Meacham entered national politics as a member of the Whig Party. He was elected to the United States House of Representatives in 1849 to fill the vacancy caused by the resignation of Representative George P. Marsh during the Thirty-first Congress. He took his seat on December 3, 1849, and was reelected as a Whig to the Thirty-second and Thirty-third Congresses. After the demise of the Whig Party in the mid-1850s, he aligned with the emerging Opposition Party. In 1854 he was reelected to the Thirty-fourth Congress as an Opposition Party candidate, sometimes described in contemporary accounts as an Independent or member of an independent opposition coalition. Over the course of four consecutive terms, he represented Vermont during a significant period in American history, participating in the legislative process and representing the interests of his constituents as debates over slavery, sectionalism, and the future of the Union intensified.

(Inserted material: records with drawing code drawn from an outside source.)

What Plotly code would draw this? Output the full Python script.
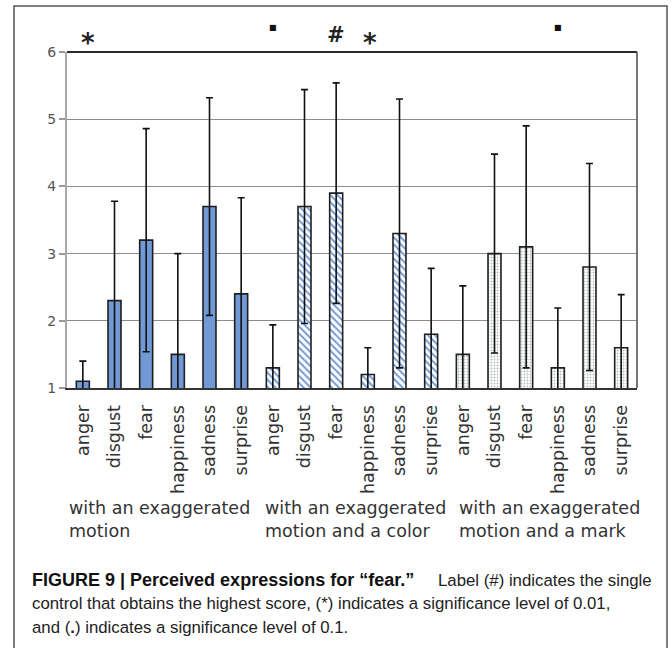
import plotly.graph_objects as go

# Emotion categories shown within each condition
emotions = ["anger", "disgust", "fear", "happiness", "sadness", "surprise"]

# Condition labels (shown beneath each block of six bars)
conditions = [
    "with an exaggerated<br>motion",
    "with an exaggerated<br>motion and a color",
    "with an exaggerated<br>motion and a mark",
]

# Mean perceived scores and standard deviations per condition
motion_mean = [1.1, 2.3, 3.2, 1.5, 3.7, 2.4]
motion_sd = [0.30, 1.48, 1.66, 1.50, 1.62, 1.43]

color_mean = [1.3, 3.7, 3.9, 1.2, 3.3, 1.8]
color_sd = [0.64, 1.74, 1.64, 0.40, 2.00, 0.98]

mark_mean = [1.5, 3.0, 3.1, 1.3, 2.8, 1.6]
mark_sd = [1.02, 1.48, 1.80, 0.89, 1.54, 0.79]

# Significance markers: position (bar index) and symbol
sig_index = [0, 6, 8, 9, 15]
sig_symbol = ["*", "■", "#", "*", "■"]

y_ticks = [1, 2, 3, 4, 5, 6]

# Caption text
caption_title = "<b>FIGURE 9 | Perceived expressions for “fear.”</b>"
caption_first = "Label (#) indicates the single"
caption_rest = [
    "control that obtains the highest score, (*) indicates a significance level of 0.01,",
    "and (<b>.</b>) indicates a significance level of 0.1.",
]

# ---- layout geometry (pixels) ----
W, H = 672, 648
PL, PR, PT, PB = 67, 637, 52, 388
pw, ph = PR - PL, PB - PT


def px_x(px):
    return (px - PL) / pw


def px_y(py):
    return (PB - py) / ph


n = len(emotions)
n_all = 3 * n
BLUE = "#7099d6"
EDGE = "#1f1f1f"


def idx_to_paper(i):
    return (i + 0.5) / n_all


fig = go.Figure()

series = [
    (motion_mean, motion_sd, None),
    (color_mean, color_sd, dict(shape="\\", fgcolor=BLUE, bgcolor="white",
                                size=5, solidity=0.4, fillmode="replace")),
    (mark_mean, mark_sd, dict(shape=".", fgcolor="#b9c0bf", bgcolor="white",
                              size=3, solidity=0.3, fillmode="replace")),
]

for g, (mean, sd, pattern) in enumerate(series):
    xs = [g * n + i for i in range(n)]
    marker = dict(color=BLUE if g == 0 else "white",
                  line=dict(color=EDGE, width=1.6))
    if pattern:
        marker["pattern"] = pattern
    fig.add_trace(go.Bar(
        x=xs, y=mean, width=0.41,
        marker=marker,
        error_y=dict(type="data", array=sd, visible=True,
                     color="#111111", thickness=1.6, width=3.5),
        showlegend=False,
        name=conditions[g].replace("<br>", " "),
    ))

fig.update_xaxes(
    range=[-0.5, n_all - 0.5],
    tickmode="array",
    tickvals=list(range(n_all)),
    ticktext=emotions * 3,
    tickangle=-90,
    ticks="",
    ticklabelstandoff=8,
    tickfont=dict(family="DejaVu Sans", size=17.5, color="#333333"),
    showgrid=False,
    showline=True, linecolor="#333333", linewidth=2,
    zeroline=False,
)
fig.update_yaxes(
    range=[1, 6],
    tickmode="array",
    tickvals=y_ticks,
    ticks="outside", ticklen=6, tickcolor="#9a9a9a", tickwidth=1.5,
    tickfont=dict(family="DejaVu Sans", size=14, color="#555555"),
    showgrid=True, gridcolor="#8c8c8c", gridwidth=1.3,
    showline=True, linecolor="#a8a8a8", linewidth=2,
    zeroline=False,
)

shapes = [
    # top border of plotting area (at y = 6)
    dict(type="line", xref="paper", yref="paper", x0=0, x1=1, y0=1, y1=1,
         line=dict(color="#2a2a2a", width=2)),
    # right border of plotting area
    dict(type="line", xref="paper", yref="paper", x0=1, x1=1, y0=0, y1=1,
         line=dict(color="#555555", width=1.6)),
    # outer frame around figure and caption
    dict(type="rect", xref="paper", yref="paper",
         x0=px_x(14), x1=px_x(667), y0=px_y(652), y1=px_y(6),
         line=dict(color="#555555", width=1.5), layer="below"),
]

annotations = []
for idx, sym in zip(sig_index, sig_symbol):
    xp = idx_to_paper(idx)
    common = dict(x=xp, xref="paper", yref="paper", text=sym, showarrow=False,
                  xanchor="center", yanchor="middle")
    if sym == "■":
        annotations.append(dict(common, y=px_y(27),
                                font=dict(family="DejaVu Sans", size=8, color="#111")))
    elif sym == "*":
        annotations.append(dict(common, y=px_y(43),
                                xshift=5 if idx == 0 else 2,
                                text="<b>*</b>",
                                font=dict(family="DejaVu Sans", size=26, color="#222")))
    else:
        annotations.append(dict(common, y=px_y(35),
                                text="<b>#</b>",
                                font=dict(family="DejaVu Sans", size=21, color="#222")))

# condition labels below the category labels
for left_px, text in zip([67, 263, 457], conditions):
    annotations.append(dict(
        x=px_x(left_px), y=px_y(496), xref="paper", yref="paper",
        xanchor="left", yanchor="top", align="left", text=text,
        showarrow=False,
        font=dict(family="DejaVu Sans", size=17.5, color="#333333"),
    ))

# figure caption
cap_font = dict(family="Liberation Sans", size=16.8, color="#222222")
annotations.append(dict(
    x=px_x(30), y=px_y(580), xref="paper", yref="paper",
    xanchor="left", yanchor="middle", text=caption_title, showarrow=False,
    font=dict(family="Liberation Sans", size=18, color="#111111"),
))
annotations.append(dict(
    x=px_x(654), y=px_y(580), xref="paper", yref="paper",
    xanchor="right", yanchor="middle", text=caption_first, showarrow=False,
    font=cap_font,
))
for line, cy in zip(caption_rest, [603.5, 627]):
    annotations.append(dict(
        x=px_x(30), y=px_y(cy), xref="paper", yref="paper",
        xanchor="left", yanchor="middle", align="left", text=line,
        showarrow=False, font=cap_font,
    ))

fig.update_layout(
    width=W, height=H,
    margin=dict(l=PL, r=W - PR, t=PT, b=H - PB),
    paper_bgcolor="white", plot_bgcolor="white",
    shapes=shapes,
    annotations=annotations,
)

fig.write_html("out.html")
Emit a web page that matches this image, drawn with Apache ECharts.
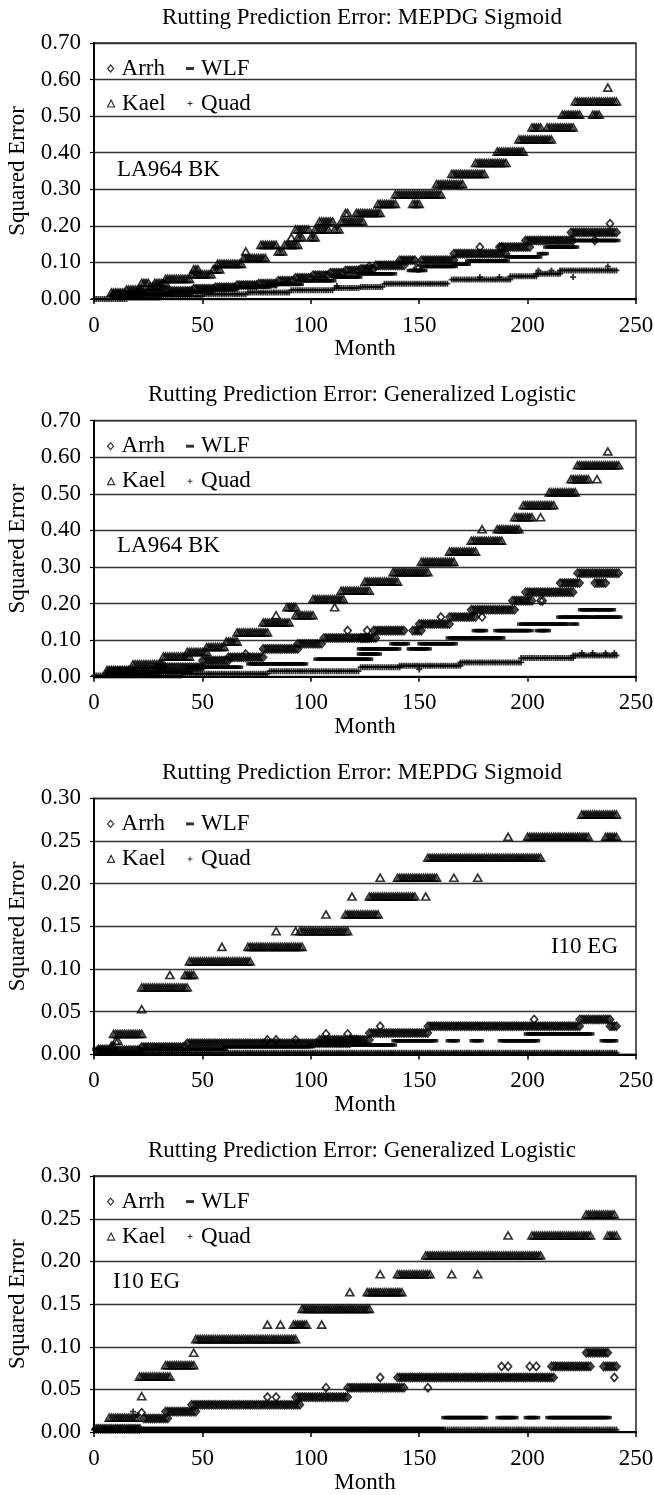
<!DOCTYPE html>
<html><head><meta charset="utf-8">
<script src="https://cdn.jsdelivr.net/npm/echarts@6/dist/echarts.min.js"></script>
<style>html,body{margin:0;padding:0;background:#fff}#c{width:654px;height:1495px}</style>
</head><body><div id="c"></div>
<script>
// ---------- text ----------
const titles = [
  'Rutting Prediction Error: MEPDG Sigmoid',
  'Rutting Prediction Error: Generalized Logistic',
  'Rutting Prediction Error: MEPDG Sigmoid',
  'Rutting Prediction Error: Generalized Logistic'
];
const siteLabels = ['LA964 BK', 'LA964 BK', 'I10 EG', 'I10 EG'];
const seriesNames = ['Arrh', 'WLF', 'Kael', 'Quad'];
const xAxisName = 'Month';
const yAxisName = 'Squared Error';
const xTickMax = 250, xTickStep = 50;
const yTickMax = [0.70, 0.70, 0.30, 0.30];
const yTickStep = [0.10, 0.10, 0.05, 0.05];

// ---------- data: runs of [firstMonth, lastMonth, squaredError] ----------
// Panel 1: LA964 BK, MEPDG Sigmoid
const arrh1 = [[9,20,0.012],[20,30,0.018],[31,45,0.022],[46,55,0.028],[56,65,0.032],[66,75,0.038],[76,84,0.042],[85,92,0.05],[93,100,0.058],[101,108,0.065],[109,115,0.072],[116,122,0.078],[123,129,0.082],[127,127,0.089],[130,143,0.092],[141,148,0.106],[149,150,0.085],[151,166,0.106],[166,166,0.124],[167,190,0.124],[178,178,0.142],[188,188,0.142],[187,201,0.142],[199,221,0.16],[220,241,0.182],[231,231,0.16],[238,238,0.206]];
const wlf1 = [[9,20,0.008],[21,35,0.013],[36,50,0.02],[51,65,0.026],[66,80,0.033],[81,95,0.04],[96,110,0.05],[111,122,0.06],[123,138,0.069],[146,152,0.078],[152,166,0.089],[167,172,0.095],[173,190,0.104],[191,205,0.115],[206,208,0.124],[209,222,0.142],[222,241,0.16]];
const kael1 = [[8,14,0.018],[15,22,0.0256],[22,25,0.044],[26,30,0.034],[28,33,0.044],[33,44,0.055],[45,54,0.0676],[46,48,0.081],[55,58,0.081],[57,68,0.096],[69,75,0.112],[70,70,0.13],[76,79,0.112],[77,84,0.148],[85,87,0.13],[88,94,0.148],[91,91,0.168],[93,99,0.19],[94,96,0.168],[100,102,0.168],[102,108,0.19],[104,110,0.212],[111,113,0.19],[114,124,0.212],[116,117,0.235],[121,132,0.235],[131,139,0.26],[139,160,0.286],[147,150,0.26],[158,170,0.314],[165,180,0.342],[176,190,0.372],[186,198,0.403],[196,205,0.436],[202,206,0.469],[206,211,0.436],[209,221,0.469],[216,224,0.504],[222,241,0.54],[230,233,0.504],[237,237,0.578]];
const quad1 = [[0,15,0.0],[16,30,0.004],[31,50,0.008],[51,70,0.013],[71,90,0.018],[91,110,0.024],[111,122,0.03],[112,112,0.036],[123,133,0.033],[134,163,0.042],[165,192,0.053],[178,178,0.06],[187,187,0.06],[192,204,0.062],[204,215,0.069],[205,205,0.078],[211,211,0.078],[215,241,0.078],[221,221,0.06],[237,237,0.089]];

// Panel 2: LA964 BK, Generalized Logistic
const arrh2 = [[7,29,0.015],[29,50,0.026],[50,62,0.044],[62,78,0.053],[70,70,0.062],[78,94,0.076],[94,105,0.09],[106,127,0.106],[117,117,0.126],[126,126,0.126],[123,130,0.106],[129,143,0.126],[147,151,0.126],[150,164,0.144],[160,160,0.163],[164,176,0.163],[179,179,0.163],[174,194,0.183],[193,202,0.208],[206,207,0.208],[199,221,0.231],[215,224,0.256],[231,236,0.256],[223,242,0.283]];
const wlf2 = [[7,44,0.012],[44,67,0.026],[72,97,0.035],[103,127,0.048],[123,131,0.062],[123,140,0.076],[138,144,0.09],[146,154,0.076],[151,166,0.09],[164,188,0.106],[176,180,0.126],[186,201,0.126],[205,209,0.126],[197,218,0.144],[221,222,0.144],[215,228,0.163],[230,242,0.163],[225,239,0.183]];
const kael2 = [[6,18,0.018],[18,32,0.034],[32,44,0.055],[43,52,0.0676],[52,60,0.081],[61,66,0.096],[66,80,0.121],[78,90,0.148],[84,84,0.168],[89,93,0.19],[93,101,0.168],[101,115,0.212],[111,111,0.19],[114,127,0.235],[125,140,0.26],[138,154,0.286],[151,166,0.314],[164,176,0.342],[174,188,0.372],[179,179,0.403],[186,196,0.403],[194,202,0.436],[206,206,0.436],[198,212,0.469],[210,222,0.504],[220,228,0.54],[232,232,0.54],[223,242,0.578],[237,237,0.616]];
const quad2 = [[0,40,0.003],[41,80,0.008],[81,122,0.015],[123,141,0.026],[150,150,0.02],[141,169,0.03],[169,197,0.039],[197,221,0.051],[221,241,0.058],[225,225,0.065],[230,230,0.065],[236,236,0.065],[240,240,0.065]];

// Panel 3: I10 EG, MEPDG Sigmoid
const arrh3 = [[2,8,0.006],[9,21,0.005],[22,42,0.0086],[43,118,0.013],[80,80,0.017],[84,84,0.017],[93,93,0.017],[104,122,0.017],[107,107,0.024],[117,117,0.024],[118,127,0.017],[127,154,0.025],[132,132,0.033],[154,224,0.033],[203,203,0.041],[224,238,0.041],[238,241,0.033]];
const wlf3 = [[1,4,0.006],[5,21,0.002],[22,60,0.006],[61,100,0.009],[100,138,0.011],[139,157,0.016],[164,167,0.016],[175,178,0.016],[188,204,0.016],[200,229,0.024],[235,240,0.016]];
const kael3 = [[8,9,0.01],[10,11,0.016],[9,22,0.024],[22,22,0.0529],[22,43,0.0784],[35,35,0.093],[42,46,0.093],[44,72,0.109],[59,59,0.126],[71,96,0.126],[84,84,0.1444],[93,93,0.1444],[95,117,0.1444],[107,107,0.164],[116,131,0.164],[119,119,0.185],[127,148,0.185],[153,153,0.185],[132,132,0.207],[140,158,0.207],[166,166,0.207],[177,177,0.207],[154,206,0.2304],[191,191,0.255],[200,228,0.255],[236,241,0.255],[225,241,0.281]];
const quad3 = [[1,241,0.002]];

// Panel 4: I10 EG, Generalized Logistic
const arrh4 = [[1,21,0.004],[22,22,0.0227],[23,34,0.016],[33,47,0.024],[45,95,0.032],[80,80,0.041],[84,84,0.041],[93,93,0.041],[94,117,0.041],[107,107,0.052],[117,143,0.052],[154,154,0.052],[132,132,0.064],[140,212,0.064],[188,188,0.077],[191,191,0.077],[201,201,0.077],[204,204,0.077],[211,229,0.077],[235,241,0.077],[227,237,0.093],[240,240,0.064]];
const wlf4 = [[1,160,0.004],[162,180,0.017],[187,194,0.017],[200,204,0.017],[210,237,0.017]];
const kael4 = [[7,20,0.0169],[22,22,0.042],[21,35,0.065],[33,46,0.0784],[46,46,0.093],[47,93,0.109],[80,80,0.126],[86,86,0.126],[92,98,0.126],[105,105,0.126],[96,127,0.1444],[118,118,0.164],[126,142,0.164],[132,132,0.185],[140,155,0.185],[165,165,0.185],[177,177,0.185],[153,206,0.207],[191,191,0.2304],[202,229,0.2304],[237,241,0.2304],[227,240,0.255]];
const quad4 = [[0,241,0.003],[18,18,0.024],[20,20,0.02]];

const panelData = [
  [arrh1, wlf1, kael1, quad1],
  [arrh2, wlf2, kael2, quad2],
  [arrh3, wlf3, kael3, quad3],
  [arrh4, wlf4, kael4, quad4]
];

// ---------- build ----------
function expand(runs) {
  const out = [];
  runs.forEach(([a, b, v]) => { for (let m = a; m <= b; m++) out.push([m, v]); });
  return out;
}

const FONT = 'Liberation Serif';
const FS = 23;
const GRID_LEFT = 94, GRID_RIGHT = 18, GRID_H = 256;
const gridTop = i => 43 + i * 377.7;

const hollow = { color: 'rgba(0,0,0,0)', borderColor: '#000', borderWidth: 1.7 };
const solid = { color: '#000', borderWidth: 0 };
const markerStyle = {
  Arrh: { symbol: 'diamond', size: [7, 8], style: hollow,
          icon: 'path://M3,0L6,3.5L3,7L0,3.5Z' },
  WLF:  { symbol: 'rect', size: [8, 3.5], style: solid,
          icon: 'path://M0,2H8V5H0Z M0,0L0,0 M0,7L0,7' },
  Kael: { symbol: 'triangle', size: [8, 7], style: hollow,
          icon: 'path://M3,0L6,6L0,6Z' },
  Quad: { symbol: 'path://M2.1,0H3.9V2.1H6V3.9H3.9V6H2.1V3.9H0V2.1H2.1Z', size: [6, 6], style: solid,
          icon: 'path://M3,1H4V3H6V4H4V6H3V4H1V3H3Z M0,0L0,0 M7,7L7,7' }
};
const legendIconStyle = {
  Arrh: { color: 'rgba(0,0,0,0)', borderColor: '#000', borderWidth: 1.2 },
  WLF: { color: '#000', borderWidth: 0 },
  Kael: { color: 'rgba(0,0,0,0)', borderColor: '#000', borderWidth: 1.2 },
  Quad: { color: '#000', borderWidth: 0 }
};

const option = {
  animation: false,
  backgroundColor: '#fff',
  textStyle: { fontFamily: FONT },
  title: [], grid: [], xAxis: [], yAxis: [], series: [], legend: [], graphic: []
};

for (let i = 0; i < 4; i++) {
  const top = gridTop(i);
  option.title.push({
    text: titles[i], left: GRID_LEFT + (654 - GRID_LEFT - GRID_RIGHT) / 2 - 3, top: top - 37,
    textAlign: 'center', padding: 0,
    textStyle: { fontFamily: FONT, fontSize: FS, fontWeight: 'normal', color: '#000' }
  });
  option.grid.push({
    left: GRID_LEFT, right: GRID_RIGHT, top: top, height: GRID_H,
    show: true, borderColor: '#222', borderWidth: 1.5, backgroundColor: 'rgba(0,0,0,0)',
    containLabel: false, outerBoundsMode: 'none'
  });
  option.xAxis.push({
    type: 'value', gridIndex: i, min: 0, max: xTickMax, interval: xTickStep,
    name: xAxisName, nameLocation: 'middle', nameGap: 38,
    nameTextStyle: { fontFamily: FONT, fontSize: FS, color: '#000' },
    axisLine: { show: true, onZero: false, lineStyle: { color: '#000', width: 2 } },
    axisTick: { show: true, inside: false, length: 5, lineStyle: { color: '#000', width: 1.5 } },
    splitLine: { show: false },
    axisLabel: { fontFamily: FONT, fontSize: FS, color: '#000', margin: 15, showMinLabel: true, showMaxLabel: true }
  });
  option.yAxis.push({
    type: 'value', gridIndex: i, min: 0, max: yTickMax[i], interval: yTickStep[i],
    name: yAxisName, nameLocation: 'middle', nameGap: 65, nameRotate: 90,
    nameTextStyle: { fontFamily: FONT, fontSize: FS, color: '#000' },
    axisLine: { show: true, onZero: false, lineStyle: { color: '#000', width: 2 } },
    axisTick: { show: true, inside: false, length: 4, lineStyle: { color: '#000', width: 1.2 } },
    splitLine: { show: true, lineStyle: { color: '#333', width: 1.3 } },
    axisLabel: { fontFamily: FONT, fontSize: FS, color: '#000', margin: 13,
                 showMinLabel: true, showMaxLabel: true,
                 formatter: v => v.toFixed(2) }
  });
  seriesNames.forEach((name, k) => {
    const ms = markerStyle[name];
    option.series.push({
      type: 'scatter', name: name, xAxisIndex: i, yAxisIndex: i,
      symbol: ms.symbol, symbolSize: ms.size,
      itemStyle: ms.style, emphasis: { disabled: true },
      silent: true, large: false,
      data: expand(panelData[i][k])
    });
  });
  const legendBase = {
    left: 107, itemWidth: 12, itemHeight: 7, itemGap: 21, padding: 0,
    selectedMode: false, orient: 'horizontal',
    textStyle: { fontFamily: FONT, fontSize: FS, color: '#000' }
  };
  const legendItem = n => ({ name: n, icon: markerStyle[n].icon, itemStyle: legendIconStyle[n] });
  option.legend.push(Object.assign({}, legendBase, {
    top: top + 14, data: ['Arrh', 'WLF'].map(legendItem)
  }));
  option.legend.push(Object.assign({}, legendBase, {
    top: top + 49, data: ['Kael', 'Quad'].map(legendItem)
  }));
}

// site labels inside plots
const sitePos = [
  { left: 117, top: gridTop(0) + 115 },
  { left: 117, top: gridTop(1) + 114 },
  { right: 36, top: gridTop(2) + 137 },
  { left: 113, top: gridTop(3) + 94 }
];
sitePos.forEach((p, i) => {
  option.graphic.push(Object.assign({
    type: 'text', z: 100,
    style: { text: siteLabels[i], font: FS + 'px "' + FONT + '"', fill: '#000' }
  }, p));
});

const chart = echarts.init(document.getElementById('c'), null, { renderer: 'canvas' });
chart.setOption(option);
</script>
</body></html>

During his congressional service, Meacham became particularly prominent in the Thirty-fourth Congress, when he served as chairman of the Committee on the District of Columbia. In that capacity he helped oversee legislation affecting the governance and development of the nation’s capital at a time of rapid institutional and political change. His work in Congress reflected both his Whig background—emphasizing institutional order, education, and moral reform—and the evolving positions of the Opposition Party as it confronted the breakdown of the Second Party System. His service in Congress, spanning from December 3, 1849, until his death on August 23, 1856, placed him among the mid-nineteenth-century lawmakers who grappled with the mounting tensions that would soon lead to the Civil War.

In addition to his legislative duties, Meacham remained closely connected to the world of learning and science. He served as a regent of the Smithsonian Institution from 1852 until 1856, participating in the early governance of the national institution dedicated to the “increase and diffusion of knowledge.” He also returned to Middlebury College in a leadership capacity, serving as a trustee from 1855 until 1856. These roles reflected the continuity of his commitments to education, scholarship, and public enlightenment even as he carried the responsibilities of a national legislator.

James Meacham died in Rutland, Vermont, on August 23, 1856, while still serving in the House of Representatives, placing him among the members of the United States Congress who died in office between 1790 and 1899. He was interred at West Cemetery in Middlebury, Vermont, near the college and communities with which he had been closely associated throughout his life. A cenotaph in his memory stands in the Congressional Cemetery in Washington, D.C., commemorating his service to the nation as a clergyman, educator, and four-term representative from Vermont.